May Ayim verwendet den Begriff in Anführungszeichen in ihrem Gedicht Gegen Leberwurstgrau für eine bunte Republik, um zu zeigen, dass bestimmte Gruppen durch Bezeichnungen und Handlungen von der deutschen Mehrheitsgesellschaft rassistisch ausgeschlossen werden.

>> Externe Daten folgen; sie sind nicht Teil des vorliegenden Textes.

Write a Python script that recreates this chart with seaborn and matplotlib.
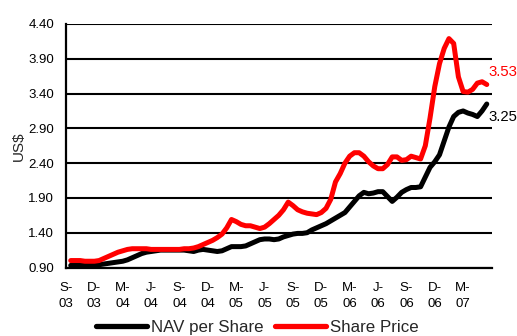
import numpy as np
import pandas as pd
import matplotlib
matplotlib.use("Agg")
import matplotlib.pyplot as plt
import matplotlib.transforms as mtransforms
import seaborn as sns

# Month offsets from September 2003, sampled twice a month
months = np.arange(0.5, 44.75, 0.5)

share_price = [
    1.00, 1.00, 1.00, 0.99, 0.99, 0.99,
    1.00, 1.03, 1.06, 1.09, 1.12, 1.14,
    1.16, 1.17, 1.17, 1.17, 1.17, 1.16,
    1.16, 1.16, 1.16, 1.16, 1.16, 1.16,
    1.17, 1.17, 1.18, 1.20, 1.23, 1.26,
    1.29, 1.33, 1.38, 1.47, 1.59, 1.56,
    1.52, 1.50, 1.50, 1.48, 1.46, 1.48,
    1.53, 1.59, 1.65, 1.73, 1.84, 1.79,
    1.73, 1.70, 1.68, 1.67, 1.66, 1.69,
    1.75, 1.88, 2.13, 2.25, 2.40, 2.50,
    2.55, 2.55, 2.50, 2.42, 2.36, 2.32,
    2.32, 2.38, 2.49, 2.49, 2.44, 2.45,
    2.50, 2.48, 2.46, 2.65, 3.05, 3.50,
    3.83, 4.05, 4.19, 4.12, 3.64, 3.43,
    3.42, 3.46, 3.55, 3.57, 3.53,
]

nav_per_share = [
    0.93, 0.93, 0.93, 0.93, 0.93, 0.93,
    0.94, 0.95, 0.96, 0.97, 0.98, 0.99,
    1.01, 1.04, 1.07, 1.10, 1.12, 1.13,
    1.14, 1.15, 1.15, 1.15, 1.15, 1.15,
    1.15, 1.14, 1.13, 1.15, 1.16, 1.15,
    1.14, 1.13, 1.14, 1.17, 1.20, 1.20,
    1.20, 1.21, 1.24, 1.27, 1.30, 1.31,
    1.31, 1.30, 1.31, 1.34, 1.36, 1.38,
    1.39, 1.39, 1.40, 1.44, 1.47, 1.50,
    1.53, 1.57, 1.61, 1.65, 1.69, 1.77,
    1.85, 1.93, 1.98, 1.96, 1.97, 1.99,
    1.99, 1.92, 1.85, 1.91, 1.98, 2.02,
    2.05, 2.05, 2.06, 2.20, 2.34, 2.42,
    2.52, 2.72, 2.92, 3.07, 3.13, 3.15,
    3.12, 3.10, 3.07, 3.15, 3.25,
]

series_names = ["NAV per Share", "Share Price"]
series_colors = ["#000000", "#ff0000"]

tick_months = np.arange(0, 46, 3)
tick_labels = ["S-\n03", "D-\n03", "M-\n04", "J-\n04", "S-\n04", "D-\n04",
               "M-\n05", "J-\n05", "S-\n05", "D-\n05", "M-\n06", "J-\n06",
               "S-\n06", "D-\n06", "M-\n07", ""]
y_ticks = [0.90, 1.40, 1.90, 2.40, 2.90, 3.40, 3.90, 4.40]

df = pd.concat([
    pd.DataFrame({"month": months, "value": nav_per_share, "series": series_names[0]}),
    pd.DataFrame({"month": months, "value": share_price, "series": series_names[1]}),
])

sns.set_style("white")
plt.rcParams["font.family"] = ["Liberation Sans", "DejaVu Sans"]

fig = plt.figure(figsize=(5.17, 3.36), dpi=100)
ax = fig.add_axes([66 / 517, 1 - 267.5 / 336, 425.5 / 517, 243.5 / 336])

sns.lineplot(data=df, x="month", y="value", hue="series",
             hue_order=series_names, palette=series_colors,
             linewidth=3.6, legend=False, ax=ax)
for ln in ax.lines:
    ln.set_solid_capstyle("round")
    ln.set_solid_joinstyle("round")

ax.set_xlim(0, 45)
ax.set_ylim(0.90, 4.40)
ax.set_yticks(y_ticks)
ax.set_yticklabels([f"{v:.2f}" for v in y_ticks], fontsize=9.5)
ax.set_xticks(tick_months)
ax.set_xticklabels(tick_labels, fontsize=9.5, linespacing=1.45)
offset = mtransforms.ScaledTranslation(5 / 100, 0, fig.dpi_scale_trans)
for lbl in ax.get_xticklabels():
    lbl.set_transform(lbl.get_transform() + offset)

ax.grid(axis="y", color="black", linewidth=1.5)
ax.grid(axis="x", visible=False)
ax.set_axisbelow(True)
for side in ["top", "right"]:
    ax.spines[side].set_visible(False)
for side in ["left", "bottom"]:
    ax.spines[side].set_color("black")
    ax.spines[side].set_linewidth(1.6)
ax.tick_params(axis="both", which="major", direction="out", length=3.5,
               width=1.4, color="black", labelcolor="black")
ax.tick_params(axis="y", pad=5)
ax.tick_params(axis="x", pad=7)

ax.set_xlabel("")
ax.set_ylabel("US$", fontsize=11, labelpad=2)

# End-of-series value labels
ax.annotate(f"{share_price[-1]:.2f}", xy=(months[-1], share_price[-1]),
            xytext=(1, 9), textcoords="offset points", color="#ff0000",
            fontsize=10.7, ha="left", va="center", annotation_clip=False)
ax.annotate(f"{nav_per_share[-1]:.2f}", xy=(months[-1], nav_per_share[-1]),
            xytext=(1, -9), textcoords="offset points", color="black",
            fontsize=10.7, ha="left", va="center", annotation_clip=False)

leg = fig.legend(ax.lines[:2], series_names, loc="lower center",
                 bbox_to_anchor=(0.498, 0.0), ncol=2, frameon=False,
                 fontsize=12.2, handlelength=3.0, handletextpad=0.25,
                 columnspacing=0.65, borderaxespad=0, borderpad=0.05)
for h in leg.get_lines():
    h.set_linewidth(3.8)

fig.savefig("out.png", dpi=100)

Der deutsche Begriff ist so kontextspezifisch, dass es keine französische Entsprechung gibt. Lucie Lamy und Jean-Philippe Rossignol wählen in ihrer Übersetzung des Gedichts “le rebeu” (“Nordafrikaner”) und erklären im Nachwort, dass der Begriff die doppelte Konnotation von Beleidigung und Wiederaneignung durch die Zielpersonen wiedergeben soll, auch wenn er dem deutschen Begriff nicht direkt entspricht.
Mit der europäischen Kolonisation entstanden zahlreiche kolonialrassistische Zuschreibungen für die lokalen Bevölkerungen in den kolonisierten Gebieten. Die Begriffe “Le chef” oder “Häuptling” dienen in der Regel ganz pauschal als Bezeichnung für diverse Machthaber*innen und Politiker*innen kolonisierter Gesellschaften auf dem amerikanischen und afrikanischen Kontinent. Diese Bezeichnungen ignorieren und verdecken die Komplexität und die Eigenheiten lokaler politischer Strukturen. Diese Begriffe werden auch heute noch verwendet.
Wie in den vorherigen Beispielen bereits angedeutet, macht es einen Unterschied, wer einen Begriff benutzt. Er wird manchmal von Indigenen Autor*innen selbst verwendet, z.B. in Kibogos Himmelfahrt (2024) der in Frankreich lebenden ruandischen Schriftstellerin Sholastique Mukasoga oder in Uiesh. Irgendwo (2022) von der kanadischen Innu Dichterin Josephine Bacon. Die Übersetzungen sind von Jan Schönherr, Jennifer Dummer und Andreas Jandl angefertigt worden, die in einer anderen Beziehung zur Kolonialgeschichte stehen.
Ein Jahr später
Wir können sagen: Wir haben viel gelernt, während unserer einjährigen Zusammenarbeit. Und eine der wichtigsten Lehren ist: Es gibt keine allgemeingültigen Lösungen, die zu einer diskriminierungsfreien Übersetzung führen. Jedes Projekt bedarf vorsichtiger Abwägung. Kate Briggs fragt in This Little Art, ob Übersetzer*innen nicht per se bereit sein müssen, sich öffentlich zu blamieren – zumindest, wenn sie ihre Übersetzungen veröffentlichen. Sie gibt keine Antwort, aber vielleicht ist an der Frage etwas dran, vor allem wenn es um sensible, politische Themen geht.
Ein Jahr ist nicht sehr lang, daher bitten wir, die versammelten Beiträge als Schlaglichter zu verstehen, die keinesfalls einen Anspruch auf Vollständigkeit erheben. Unsere Perspektiven sind aufgrund unserer Positionierungen und unserer Lebens- und Arbeitserfahrungen begrenzt. Wir freuen uns, wenn die Beiträge als Einladung für viele weitere Gespräche dienen, wenn die offen gebliebenen Fragen aufgegriffen werden, und wenn die Perspektiven von Menschen mit anderem (Erfahrungs-) Wissen hinzukommen.